Babacar Touré nous a quittés avant-hier, sur la pointe des pieds. Il a inhumé hier à Touba. Toute la Nation lui a rendu un vibrant hommage, très mérité du reste.
En vérité, nos chemins se sont peu ou pas du tout croisés. C’est normal, c’était un ‘’grand’’ et nous, nous faisons encore partie des ‘’petits’’ dans une profession où l’humilié est la règle d’or.
Mais, au regard de tout son parcours que nous avons largement suivi et des témoignages de confrères dont nous connaissons la véridicité, on peut dire sans risque de nous tromper que Babacar Touré était un pionnier de la presse privée, un formateur et un monument.
Démocrate, il a participé à tous les combats pour l’éclosion de l’Etat de droit. Humble, il ne se faisait pas remarquer.

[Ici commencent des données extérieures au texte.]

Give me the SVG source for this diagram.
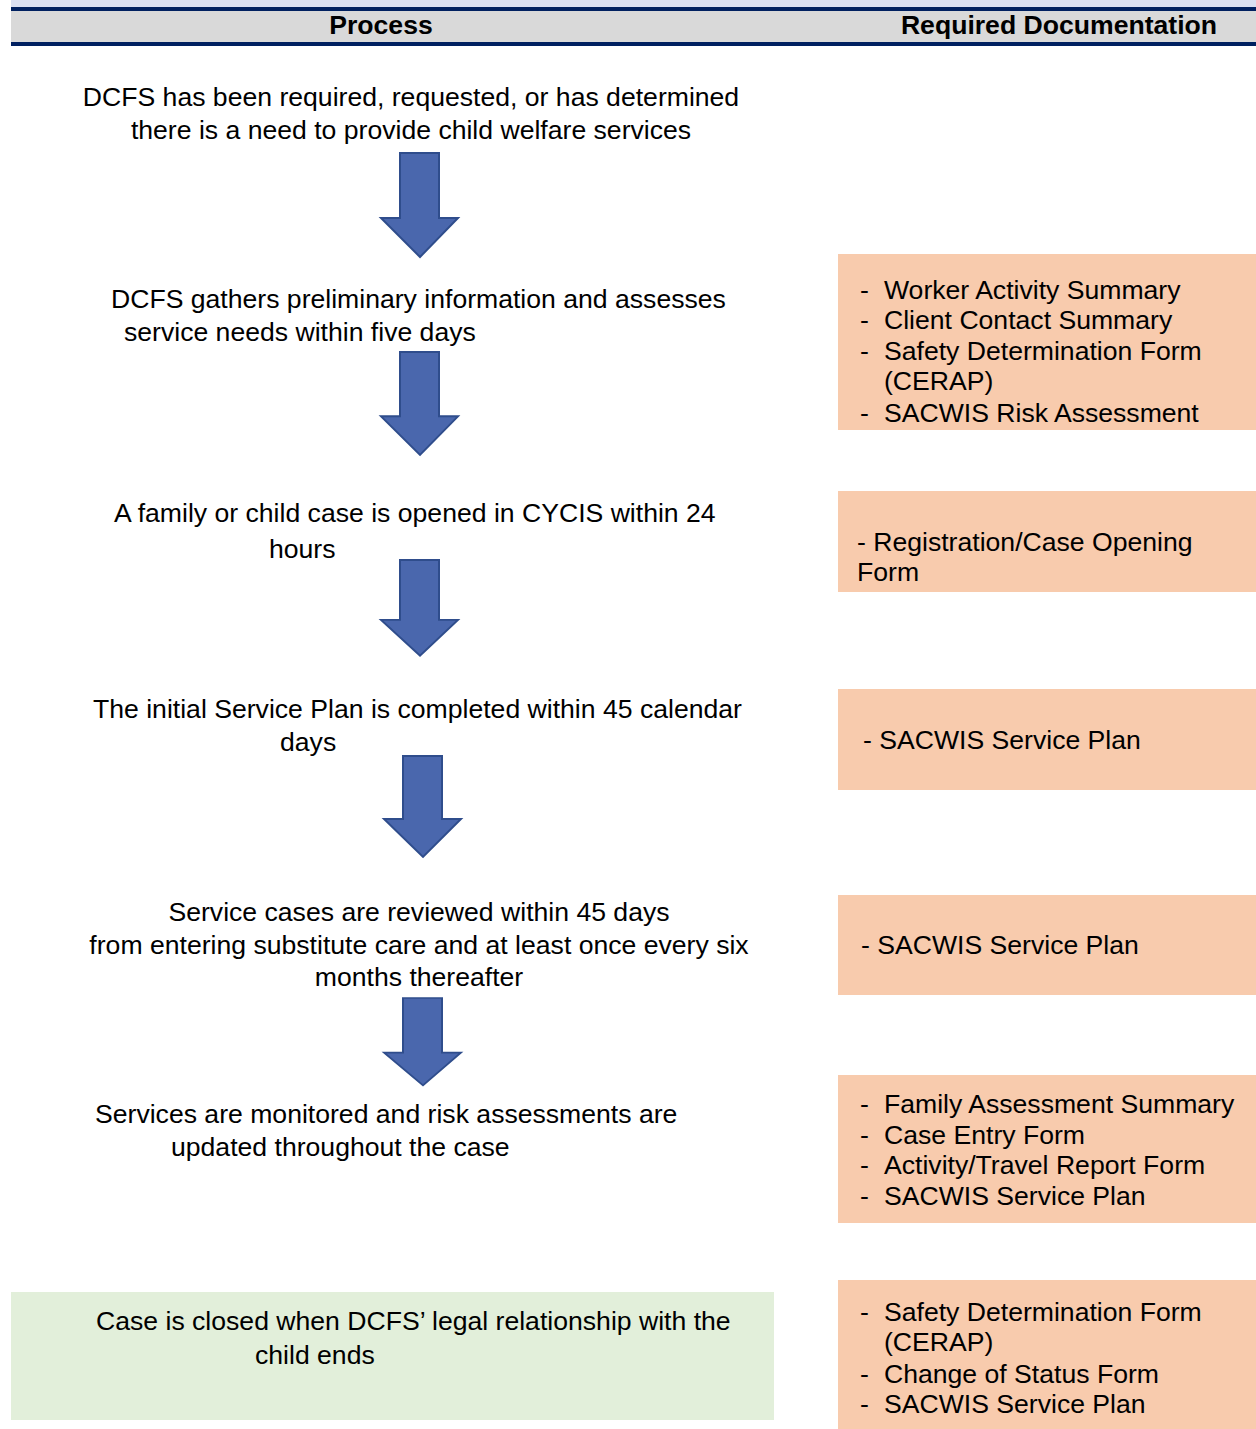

Pondéré et honnête, il n’était mêlé à aucun scandale connu. Respecté, de hautes personnalités au Sénégal et en Afrique, revendiquaient son amitié.
Il s’était retranché à Ngaparu, un coin qui a quelque chose de magique parce que favorisant la réflexion dans un calme que troublent, parfois, les vagues de la mer.
Son humilité l’a amené même à rejeter certaines propositions de postes de responsabilité publique. Il a n’a occupé la tête du Cnra que parce qu’il savait qu’il était encore dans son rôle d’émancipation et toilettage de la presse.
C’est clair alors que Babacar était une réussite professionnelle, sociale, un exemple de probité morale.
La preuve qu’un journaliste peut se faire respecter en restant attachés aux principes de son métier.
Car, pratiquement tout le monde dans ce métier sait exactement ce qu’il faut faire et ce qu’il ne faut pas faire. Un cours d’éthique et de déontologie n’est pas indispensable.
Tous ceux qui tendent la main, versent dans des compromissions et des marchandages savent très bien être en porte-à-faux avec les principes.
Ce qu’ils ignorent par contre, c’est qu’ils ne se font pas respecter. Et ce manque de respect rejaillit sur toute la profession que les jeunes étudiants ont tendance à boycotter au profit de la communication ou du marketing. Parce qu’on leur dit que si vous êtes honnêtes dans l’exercice de ce métier, vous allez mourir dans les bus en portant des jeans. Or, c’est faux. Le journalisme, comme toutes les professions, peut nourrir son homme et même le hisser du haut des pinacles.
Cependant, comme partout ailleurs et plus que dans les autres domaines, il faudra s’armer de courage de résilience, de sens du devoir bien fait, de compétence et de perspicacité.
Rien n’est donné, tout s’arrache. Ou si, ceux qui vous donnent vous regardent de haut et vous toisent.
Pis, ils vont vous vilipender et au mieux, ne vont plus vous respecter. En clair, on ne marchande pas les articles ou les émissions sauf au niveau commercial, dans un cadre bien réglementé.
Babacar nous a montré et démontré qu’on peut réussir tout en étant honnête. La preuve, le journalisme mène à tout. Et ceux qui s’y sentent à l’étroit doivent débarrasser le planché pour faire autre chose.
Bien sûr, la précarité du statut de nombreux journalistes incite, à chaque instant, à la violation de règles élémentaires de base. Et la course à l’audimat fait le reste dans un contexte de concurrence sauvage.
Des explications qui ne sont nullement des justifications à la naissance de ce qu’on appelle la ‘’racaille’’ pour qualifier ces chausseurs professionnels de perdiems.
Des hommes comme Babacar Touré nous ont appris que l’on peut être journaliste dans la dignité. Ici, on ne peut pas éviter le contact, mais il faudra aussi maintenir la distance. Exactement comme le préconisait Hubert Beuve-Méry.